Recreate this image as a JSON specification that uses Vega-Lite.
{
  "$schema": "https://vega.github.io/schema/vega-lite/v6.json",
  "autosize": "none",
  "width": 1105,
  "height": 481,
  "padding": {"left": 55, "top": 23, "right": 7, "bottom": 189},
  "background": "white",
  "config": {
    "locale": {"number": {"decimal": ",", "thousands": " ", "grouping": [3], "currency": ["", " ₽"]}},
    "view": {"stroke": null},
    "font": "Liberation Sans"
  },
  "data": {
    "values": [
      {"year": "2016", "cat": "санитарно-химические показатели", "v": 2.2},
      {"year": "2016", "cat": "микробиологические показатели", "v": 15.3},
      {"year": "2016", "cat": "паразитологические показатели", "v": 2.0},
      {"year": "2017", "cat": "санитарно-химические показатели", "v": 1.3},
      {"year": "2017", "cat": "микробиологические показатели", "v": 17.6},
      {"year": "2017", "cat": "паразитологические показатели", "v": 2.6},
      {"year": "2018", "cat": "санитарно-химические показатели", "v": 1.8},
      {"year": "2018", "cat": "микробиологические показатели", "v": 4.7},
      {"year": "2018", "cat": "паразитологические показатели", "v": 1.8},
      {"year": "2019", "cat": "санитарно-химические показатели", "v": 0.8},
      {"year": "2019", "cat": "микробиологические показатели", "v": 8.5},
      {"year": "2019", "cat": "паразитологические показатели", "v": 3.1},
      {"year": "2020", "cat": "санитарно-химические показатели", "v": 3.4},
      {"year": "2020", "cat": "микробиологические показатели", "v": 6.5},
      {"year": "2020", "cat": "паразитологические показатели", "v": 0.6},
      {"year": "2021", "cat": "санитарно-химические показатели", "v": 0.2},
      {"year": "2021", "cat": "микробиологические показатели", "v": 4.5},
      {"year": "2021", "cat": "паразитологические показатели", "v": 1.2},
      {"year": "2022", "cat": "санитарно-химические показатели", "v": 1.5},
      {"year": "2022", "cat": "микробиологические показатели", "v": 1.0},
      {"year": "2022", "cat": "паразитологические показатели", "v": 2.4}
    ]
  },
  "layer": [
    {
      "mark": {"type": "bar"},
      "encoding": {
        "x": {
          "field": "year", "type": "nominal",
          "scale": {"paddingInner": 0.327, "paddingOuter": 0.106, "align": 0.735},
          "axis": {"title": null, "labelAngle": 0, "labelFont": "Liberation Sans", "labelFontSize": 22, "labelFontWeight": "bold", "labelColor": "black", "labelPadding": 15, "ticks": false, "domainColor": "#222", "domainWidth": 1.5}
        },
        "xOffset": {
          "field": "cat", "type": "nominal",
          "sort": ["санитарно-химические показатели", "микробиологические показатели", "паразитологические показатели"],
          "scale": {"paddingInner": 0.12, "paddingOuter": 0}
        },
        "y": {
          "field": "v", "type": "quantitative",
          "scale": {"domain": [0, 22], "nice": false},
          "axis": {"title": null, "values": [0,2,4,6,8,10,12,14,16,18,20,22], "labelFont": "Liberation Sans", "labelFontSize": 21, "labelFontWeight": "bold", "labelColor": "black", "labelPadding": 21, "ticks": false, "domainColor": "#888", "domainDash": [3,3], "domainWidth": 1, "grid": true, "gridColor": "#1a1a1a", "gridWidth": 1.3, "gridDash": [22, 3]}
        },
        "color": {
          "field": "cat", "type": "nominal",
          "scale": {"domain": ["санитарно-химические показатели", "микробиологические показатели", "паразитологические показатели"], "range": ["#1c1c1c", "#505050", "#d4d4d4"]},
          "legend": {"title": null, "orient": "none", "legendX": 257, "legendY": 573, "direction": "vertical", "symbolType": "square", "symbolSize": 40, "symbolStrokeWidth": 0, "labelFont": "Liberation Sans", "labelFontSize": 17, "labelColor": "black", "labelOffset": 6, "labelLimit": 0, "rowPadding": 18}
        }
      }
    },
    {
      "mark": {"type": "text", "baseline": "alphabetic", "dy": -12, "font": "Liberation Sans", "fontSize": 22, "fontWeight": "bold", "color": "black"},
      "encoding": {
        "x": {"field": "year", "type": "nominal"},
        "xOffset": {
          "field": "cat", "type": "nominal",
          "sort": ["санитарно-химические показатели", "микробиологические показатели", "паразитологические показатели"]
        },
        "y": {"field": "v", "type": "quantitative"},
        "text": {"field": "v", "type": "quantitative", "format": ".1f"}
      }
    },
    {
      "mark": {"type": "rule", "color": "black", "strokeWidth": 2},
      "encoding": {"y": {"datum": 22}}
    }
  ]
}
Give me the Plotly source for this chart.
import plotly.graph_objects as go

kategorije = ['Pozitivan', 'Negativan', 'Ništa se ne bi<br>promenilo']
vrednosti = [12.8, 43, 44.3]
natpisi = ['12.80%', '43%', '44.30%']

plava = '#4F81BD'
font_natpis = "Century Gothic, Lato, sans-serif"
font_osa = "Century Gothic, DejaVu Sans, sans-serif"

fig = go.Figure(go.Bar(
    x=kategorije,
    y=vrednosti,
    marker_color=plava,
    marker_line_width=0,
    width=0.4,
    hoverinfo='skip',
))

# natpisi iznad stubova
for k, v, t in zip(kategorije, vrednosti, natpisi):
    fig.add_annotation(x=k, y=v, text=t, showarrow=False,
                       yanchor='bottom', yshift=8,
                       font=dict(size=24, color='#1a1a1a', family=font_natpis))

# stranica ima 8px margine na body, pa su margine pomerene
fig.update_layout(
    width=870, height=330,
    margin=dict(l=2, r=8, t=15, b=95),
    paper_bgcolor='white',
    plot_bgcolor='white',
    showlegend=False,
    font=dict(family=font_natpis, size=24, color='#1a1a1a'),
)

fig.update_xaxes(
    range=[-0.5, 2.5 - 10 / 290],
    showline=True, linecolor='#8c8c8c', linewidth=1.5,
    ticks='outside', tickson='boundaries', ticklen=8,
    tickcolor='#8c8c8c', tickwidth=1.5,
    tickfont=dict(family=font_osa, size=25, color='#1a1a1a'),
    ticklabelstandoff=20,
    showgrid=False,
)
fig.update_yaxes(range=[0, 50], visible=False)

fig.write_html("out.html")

---

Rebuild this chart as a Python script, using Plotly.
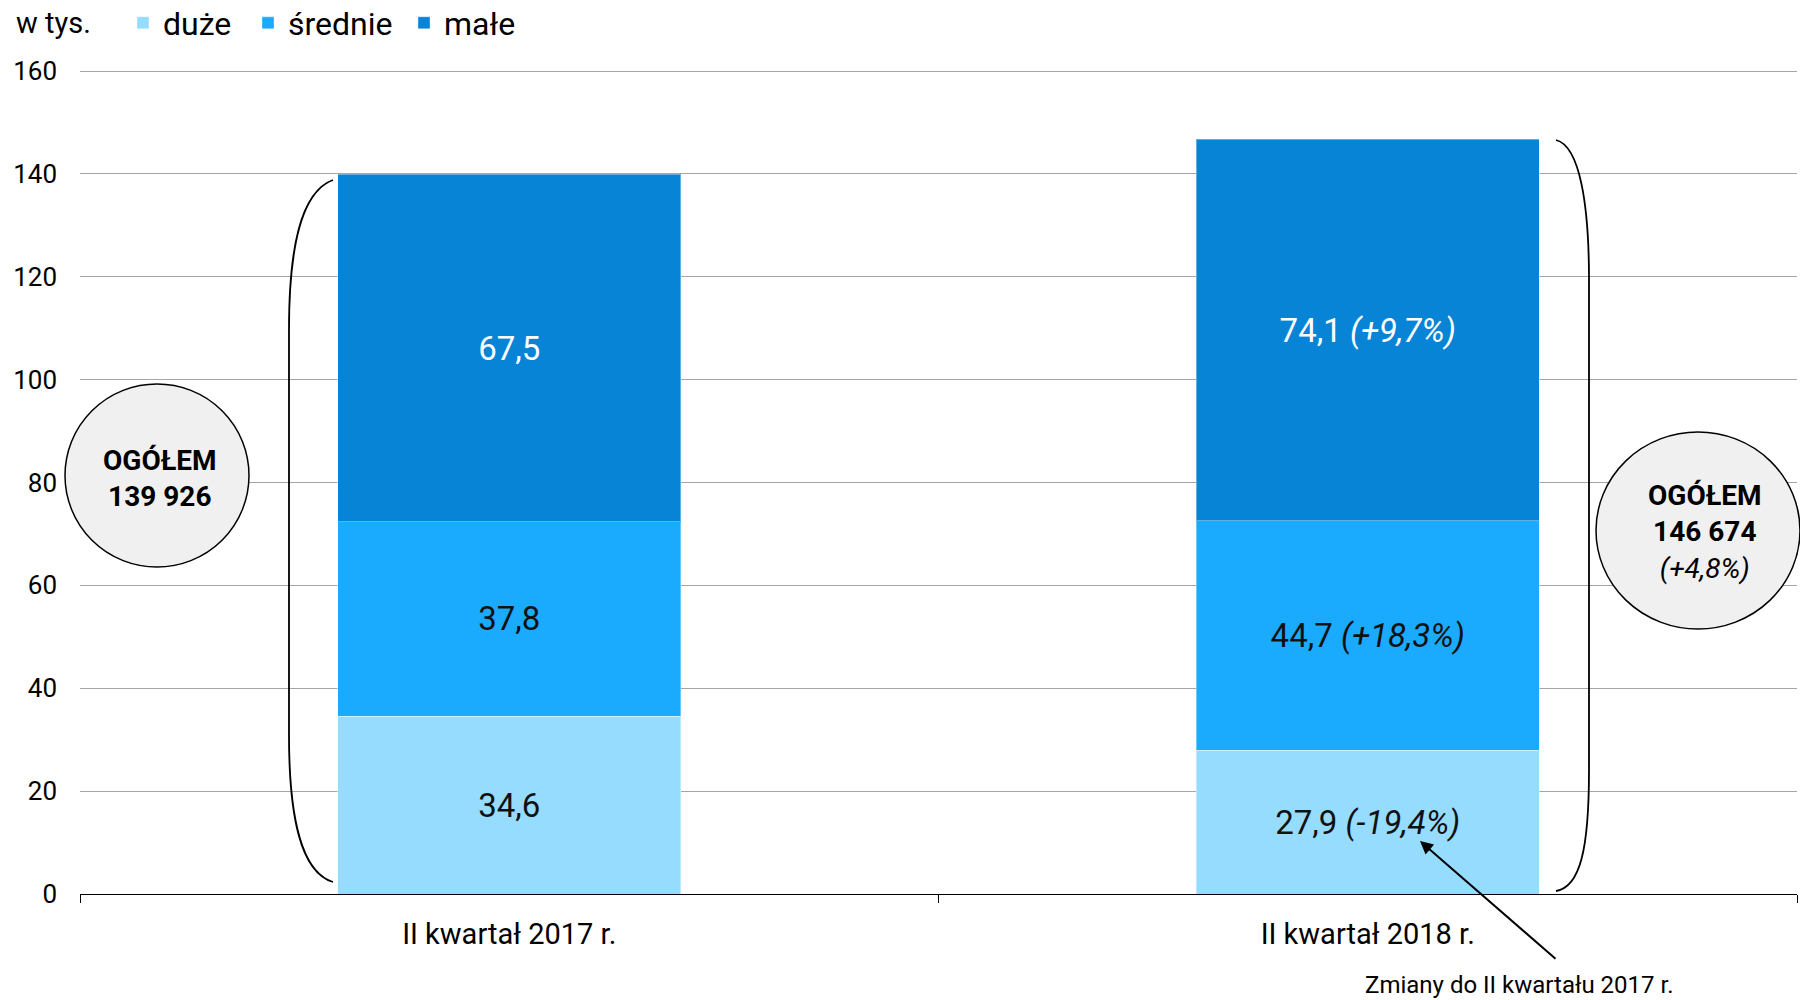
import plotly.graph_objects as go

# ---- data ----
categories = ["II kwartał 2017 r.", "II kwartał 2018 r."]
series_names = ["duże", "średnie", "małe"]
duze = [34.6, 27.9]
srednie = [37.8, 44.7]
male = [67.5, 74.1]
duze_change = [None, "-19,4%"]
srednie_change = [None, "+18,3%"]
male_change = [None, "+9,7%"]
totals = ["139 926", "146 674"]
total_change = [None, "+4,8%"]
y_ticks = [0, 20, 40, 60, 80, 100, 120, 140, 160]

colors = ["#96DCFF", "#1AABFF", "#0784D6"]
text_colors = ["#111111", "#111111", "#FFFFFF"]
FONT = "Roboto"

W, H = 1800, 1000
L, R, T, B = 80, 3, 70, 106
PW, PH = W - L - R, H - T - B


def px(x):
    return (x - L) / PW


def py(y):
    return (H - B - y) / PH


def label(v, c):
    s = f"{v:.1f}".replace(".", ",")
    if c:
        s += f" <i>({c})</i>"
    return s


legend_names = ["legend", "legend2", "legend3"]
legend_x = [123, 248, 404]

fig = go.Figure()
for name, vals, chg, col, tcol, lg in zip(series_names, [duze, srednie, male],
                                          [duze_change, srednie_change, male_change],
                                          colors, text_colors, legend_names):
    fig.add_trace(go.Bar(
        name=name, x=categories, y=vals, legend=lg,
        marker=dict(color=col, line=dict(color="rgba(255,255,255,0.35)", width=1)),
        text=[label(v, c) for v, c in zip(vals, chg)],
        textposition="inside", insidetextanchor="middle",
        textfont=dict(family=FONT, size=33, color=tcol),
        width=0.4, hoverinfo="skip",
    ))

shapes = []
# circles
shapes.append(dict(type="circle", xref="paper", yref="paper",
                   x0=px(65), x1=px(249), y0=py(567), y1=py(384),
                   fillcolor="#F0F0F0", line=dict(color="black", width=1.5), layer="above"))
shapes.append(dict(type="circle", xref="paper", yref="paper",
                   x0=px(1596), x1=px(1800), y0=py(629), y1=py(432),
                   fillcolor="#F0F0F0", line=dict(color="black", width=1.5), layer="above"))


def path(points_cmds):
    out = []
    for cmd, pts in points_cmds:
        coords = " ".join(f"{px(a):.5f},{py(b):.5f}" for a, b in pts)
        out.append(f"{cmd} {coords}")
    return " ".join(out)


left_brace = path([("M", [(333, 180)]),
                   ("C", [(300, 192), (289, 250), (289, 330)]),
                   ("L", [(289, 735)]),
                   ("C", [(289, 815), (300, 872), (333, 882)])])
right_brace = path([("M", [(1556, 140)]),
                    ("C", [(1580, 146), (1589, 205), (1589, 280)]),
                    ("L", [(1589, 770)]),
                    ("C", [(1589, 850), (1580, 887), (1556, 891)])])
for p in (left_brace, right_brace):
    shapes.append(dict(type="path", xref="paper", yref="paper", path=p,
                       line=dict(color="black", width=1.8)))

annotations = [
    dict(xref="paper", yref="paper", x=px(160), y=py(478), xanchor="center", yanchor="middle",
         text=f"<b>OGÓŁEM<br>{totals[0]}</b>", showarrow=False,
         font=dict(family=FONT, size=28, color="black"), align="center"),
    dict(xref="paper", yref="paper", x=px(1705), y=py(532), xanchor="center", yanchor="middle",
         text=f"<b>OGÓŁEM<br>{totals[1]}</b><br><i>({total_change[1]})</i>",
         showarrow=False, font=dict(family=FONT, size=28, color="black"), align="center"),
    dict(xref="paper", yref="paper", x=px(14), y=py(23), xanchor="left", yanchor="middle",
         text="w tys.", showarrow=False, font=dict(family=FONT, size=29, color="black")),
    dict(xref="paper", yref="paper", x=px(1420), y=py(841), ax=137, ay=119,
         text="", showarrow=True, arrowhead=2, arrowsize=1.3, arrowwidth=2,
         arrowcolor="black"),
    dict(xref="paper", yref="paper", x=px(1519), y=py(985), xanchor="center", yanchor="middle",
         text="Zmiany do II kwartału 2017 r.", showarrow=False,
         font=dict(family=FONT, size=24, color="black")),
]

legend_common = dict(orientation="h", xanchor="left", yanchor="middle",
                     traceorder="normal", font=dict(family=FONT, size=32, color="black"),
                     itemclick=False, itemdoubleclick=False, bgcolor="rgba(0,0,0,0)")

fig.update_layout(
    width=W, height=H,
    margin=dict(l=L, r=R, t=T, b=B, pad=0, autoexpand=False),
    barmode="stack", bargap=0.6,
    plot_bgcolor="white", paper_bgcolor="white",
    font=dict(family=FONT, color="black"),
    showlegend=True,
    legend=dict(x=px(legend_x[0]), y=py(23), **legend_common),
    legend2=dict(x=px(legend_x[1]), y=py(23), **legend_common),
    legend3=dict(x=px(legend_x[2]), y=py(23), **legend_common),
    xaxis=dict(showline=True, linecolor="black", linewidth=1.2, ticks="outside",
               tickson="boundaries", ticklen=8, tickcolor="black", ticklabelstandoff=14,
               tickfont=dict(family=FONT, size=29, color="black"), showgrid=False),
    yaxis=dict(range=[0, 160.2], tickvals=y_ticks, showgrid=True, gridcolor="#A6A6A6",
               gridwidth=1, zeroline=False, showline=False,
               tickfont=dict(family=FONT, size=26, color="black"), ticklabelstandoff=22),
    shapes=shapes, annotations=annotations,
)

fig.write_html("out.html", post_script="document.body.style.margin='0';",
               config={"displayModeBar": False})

▶ [TO BE DONE]: Skip all pictures and retype only the stretch from the line that holds "Rebuild this chart" through the line that holds "return (H - B - y) / PH", exactly as written.

▶ [ANSWER]:
Rebuild this chart as a Python script, using Plotly.
import plotly.graph_objects as go

# ---- data ----
categories = ["II kwartał 2017 r.", "II kwartał 2018 r."]
series_names = ["duże", "średnie", "małe"]
duze = [34.6, 27.9]
srednie = [37.8, 44.7]
male = [67.5, 74.1]
duze_change = [None, "-19,4%"]
srednie_change = [None, "+18,3%"]
male_change = [None, "+9,7%"]
totals = ["139 926", "146 674"]
total_change = [None, "+4,8%"]
y_ticks = [0, 20, 40, 60, 80, 100, 120, 140, 160]

colors = ["#96DCFF", "#1AABFF", "#0784D6"]
text_colors = ["#111111", "#111111", "#FFFFFF"]
FONT = "Roboto"

W, H = 1800, 1000
L, R, T, B = 80, 3, 70, 106
PW, PH = W - L - R, H - T - B


def px(x):
    return (x - L) / PW


def py(y):
    return (H - B - y) / PH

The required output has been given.